» Your task
Word for word, copy all the data and drop the pictures.

» Supplied material
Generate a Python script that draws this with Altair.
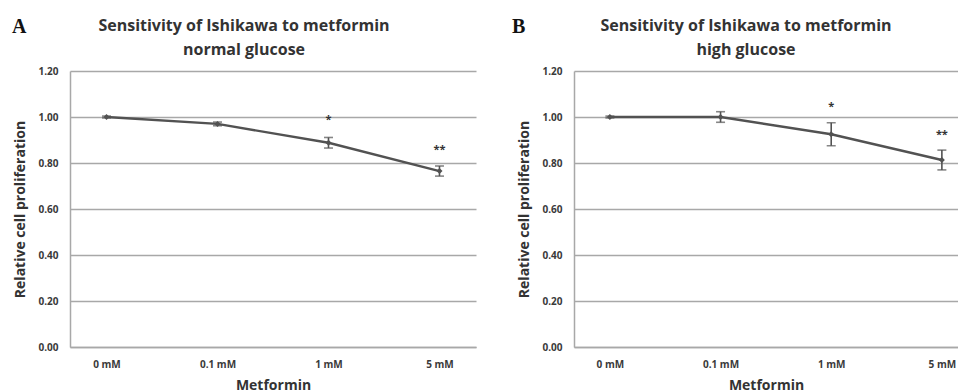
import altair as alt
import pandas as pd

doses = ["0 mM", "0.1 mM", "1 mM", "5 mM"]
normal_mean = [1.00, 0.97, 0.888, 0.765]
normal_err = [0.004, 0.008, 0.023, 0.022]
normal_sig = ["", "", "*", "**"]
normal_sig_y = [1.0, 1.0, 0.975, 0.845]
high_mean = [1.00, 1.00, 0.925, 0.813]
high_err = [0.004, 0.023, 0.05, 0.043]
high_sig = ["", "", "*", "**"]
high_sig_y = [1.0, 1.0, 1.030, 0.907]
y_ticks = [0.0, 0.2, 0.4, 0.6, 0.8, 1.0, 1.2]
title_main = "Sensitivity of Ishikawa to metformin"

FONT = "Open Sans"
LINE = "#525252"
GRID = "#a8a8a8"


def panel(mean, err, sig, sig_y, subtitle, letter, width, padding, align, title_x, letter_x):
    df = pd.DataFrame({
        "dose": doses,
        "mean": mean,
        "lo": [m - e for m, e in zip(mean, err)],
        "hi": [m + e for m, e in zip(mean, err)],
        "sig": sig,
        "sig_y": sig_y,
    })
    x = alt.X("dose:N", sort=doses,
              scale=alt.Scale(type="point", padding=padding, align=align),
              axis=alt.Axis(title="Metformin", labelAngle=0, ticks=False,
                            domainColor=GRID, domainWidth=1.5, labelPadding=12,
                            titlePadding=9))
    y_scale = alt.Scale(domain=[0, 1.2], nice=False, zero=True)
    base = alt.Chart(df)
    line = base.mark_line(color=LINE, strokeWidth=2.4).encode(
        x=x,
        y=alt.Y("mean:Q", scale=y_scale,
                axis=alt.Axis(title="Relative cell proliferation", values=y_ticks,
                              format=".2f", ticks=False, domainColor=GRID,
                              domainWidth=1.5, gridColor=GRID, gridWidth=1.5,
                              labelPadding=12, titlePadding=10)),
    )
    xs = alt.X("dose:N", sort=doses)
    pts = base.mark_point(shape="diamond", filled=True, size=36, color=LINE, opacity=1).encode(
        x=xs, y="mean:Q")
    rule = base.mark_rule(color=LINE, strokeWidth=1.6).encode(x=xs, y="lo:Q", y2="hi:Q")
    cap_lo = base.mark_tick(color=LINE, size=9, thickness=1.6).encode(x=xs, y="lo:Q")
    cap_hi = base.mark_tick(color=LINE, size=9, thickness=1.6).encode(x=xs, y="hi:Q")
    stars = base.mark_text(font=FONT, fontSize=11, fontWeight="bold", color="#333",
                           baseline="alphabetic").encode(x=xs, y="sig_y:Q", text="sig:N")
    lab = alt.Chart(pd.DataFrame({"t": [letter]})).mark_text(
        font="Liberation Serif", fontSize=20, fontWeight="bold", color="#111",
        align="left", baseline="alphabetic").encode(
        x=alt.value(letter_x), y=alt.value(-38), text="t:N")
    t1 = alt.Chart(pd.DataFrame({"t": [title_main]})).mark_text(
        font=FONT, fontSize=16, fontWeight="bold", color="#333",
        align="center", baseline="top").encode(
        x=alt.value(title_x), y=alt.value(-53), text="t:N")
    t2 = alt.Chart(pd.DataFrame({"t": [subtitle]})).mark_text(
        font=FONT, fontSize=16, fontWeight="bold", color="#333",
        align="center", baseline="top").encode(
        x=alt.value(title_x), y=alt.value(-29), text="t:N")
    return alt.layer(line, rule, cap_lo, cap_hi, pts, stars, lab, t1, t2).properties(
        width=width, height=276)


a = panel(normal_mean, normal_err, normal_sig, normal_sig_y, "normal glucose", "A",
          406, 0.329, 0.5, 174, -58)
b = panel(high_mean, high_err, high_sig, high_sig_y, "high glucose", "B",
          384, 0.235, 0.69, 172, -62)

chart = alt.hconcat(a, b, spacing=36).configure(
    font=FONT, padding={"left": 4, "top": 9, "right": 0, "bottom": 0},
).configure_view(stroke=None).configure_axis(
    labelFont=FONT, labelFontSize=10, labelFontWeight="bold", labelColor="#3a3a3a",
    titleFont=FONT, titleFontSize=14, titleFontWeight="bold", titleColor="#333",
)

chart.save("out.html", embed_options={"renderer": "svg", "actions": False})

» Solution to the exercise
Generate a Python script that draws this with Altair.
import altair as alt
import pandas as pd

doses = ["0 mM", "0.1 mM", "1 mM", "5 mM"]
normal_mean = [1.00, 0.97, 0.888, 0.765]
normal_err = [0.004, 0.008, 0.023, 0.022]
normal_sig = ["", "", "*", "**"]
normal_sig_y = [1.0, 1.0, 0.975, 0.845]
high_mean = [1.00, 1.00, 0.925, 0.813]
high_err = [0.004, 0.023, 0.05, 0.043]
high_sig = ["", "", "*", "**"]
high_sig_y = [1.0, 1.0, 1.030, 0.907]
y_ticks = [0.0, 0.2, 0.4, 0.6, 0.8, 1.0, 1.2]
title_main = "Sensitivity of Ishikawa to metformin"

FONT = "Open Sans"
LINE = "#525252"
GRID = "#a8a8a8"


def panel(mean, err, sig, sig_y, subtitle, letter, width, padding, align, title_x, letter_x):
    df = pd.DataFrame({
        "dose": doses,
        "mean": mean,
        "lo": [m - e for m, e in zip(mean, err)],
        "hi": [m + e for m, e in zip(mean, err)],
        "sig": sig,
        "sig_y": sig_y,
    })
    x = alt.X("dose:N", sort=doses,
              scale=alt.Scale(type="point", padding=padding, align=align),
              axis=alt.Axis(title="Metformin", labelAngle=0, ticks=False,
                            domainColor=GRID, domainWidth=1.5, labelPadding=12,
                            titlePadding=9))
    y_scale = alt.Scale(domain=[0, 1.2], nice=False, zero=True)
    base = alt.Chart(df)
    line = base.mark_line(color=LINE, strokeWidth=2.4).encode(
        x=x,
        y=alt.Y("mean:Q", scale=y_scale,
                axis=alt.Axis(title="Relative cell proliferation", values=y_ticks,
                              format=".2f", ticks=False, domainColor=GRID,
                              domainWidth=1.5, gridColor=GRID, gridWidth=1.5,
                              labelPadding=12, titlePadding=10)),
    )
    xs = alt.X("dose:N", sort=doses)
    pts = base.mark_point(shape="diamond", filled=True, size=36, color=LINE, opacity=1).encode(
        x=xs, y="mean:Q")
    rule = base.mark_rule(color=LINE, strokeWidth=1.6).encode(x=xs, y="lo:Q", y2="hi:Q")
    cap_lo = base.mark_tick(color=LINE, size=9, thickness=1.6).encode(x=xs, y="lo:Q")
    cap_hi = base.mark_tick(color=LINE, size=9, thickness=1.6).encode(x=xs, y="hi:Q")
    stars = base.mark_text(font=FONT, fontSize=11, fontWeight="bold", color="#333",
                           baseline="alphabetic").encode(x=xs, y="sig_y:Q", text="sig:N")
    lab = alt.Chart(pd.DataFrame({"t": [letter]})).mark_text(
        font="Liberation Serif", fontSize=20, fontWeight="bold", color="#111",
        align="left", baseline="alphabetic").encode(
        x=alt.value(letter_x), y=alt.value(-38), text="t:N")
    t1 = alt.Chart(pd.DataFrame({"t": [title_main]})).mark_text(
        font=FONT, fontSize=16, fontWeight="bold", color="#333",
        align="center", baseline="top").encode(
        x=alt.value(title_x), y=alt.value(-53), text="t:N")
    t2 = alt.Chart(pd.DataFrame({"t": [subtitle]})).mark_text(
        font=FONT, fontSize=16, fontWeight="bold", color="#333",
        align="center", baseline="top").encode(
        x=alt.value(title_x), y=alt.value(-29), text="t:N")
    return alt.layer(line, rule, cap_lo, cap_hi, pts, stars, lab, t1, t2).properties(
        width=width, height=276)


a = panel(normal_mean, normal_err, normal_sig, normal_sig_y, "normal glucose", "A",
          406, 0.329, 0.5, 174, -58)
b = panel(high_mean, high_err, high_sig, high_sig_y, "high glucose", "B",
          384, 0.235, 0.69, 172, -62)

chart = alt.hconcat(a, b, spacing=36).configure(
    font=FONT, padding={"left": 4, "top": 9, "right": 0, "bottom": 0},
).configure_view(stroke=None).configure_axis(
    labelFont=FONT, labelFontSize=10, labelFontWeight="bold", labelColor="#3a3a3a",
    titleFont=FONT, titleFontSize=14, titleFontWeight="bold", titleColor="#333",
)

chart.save("out.html", embed_options={"renderer": "svg", "actions": False})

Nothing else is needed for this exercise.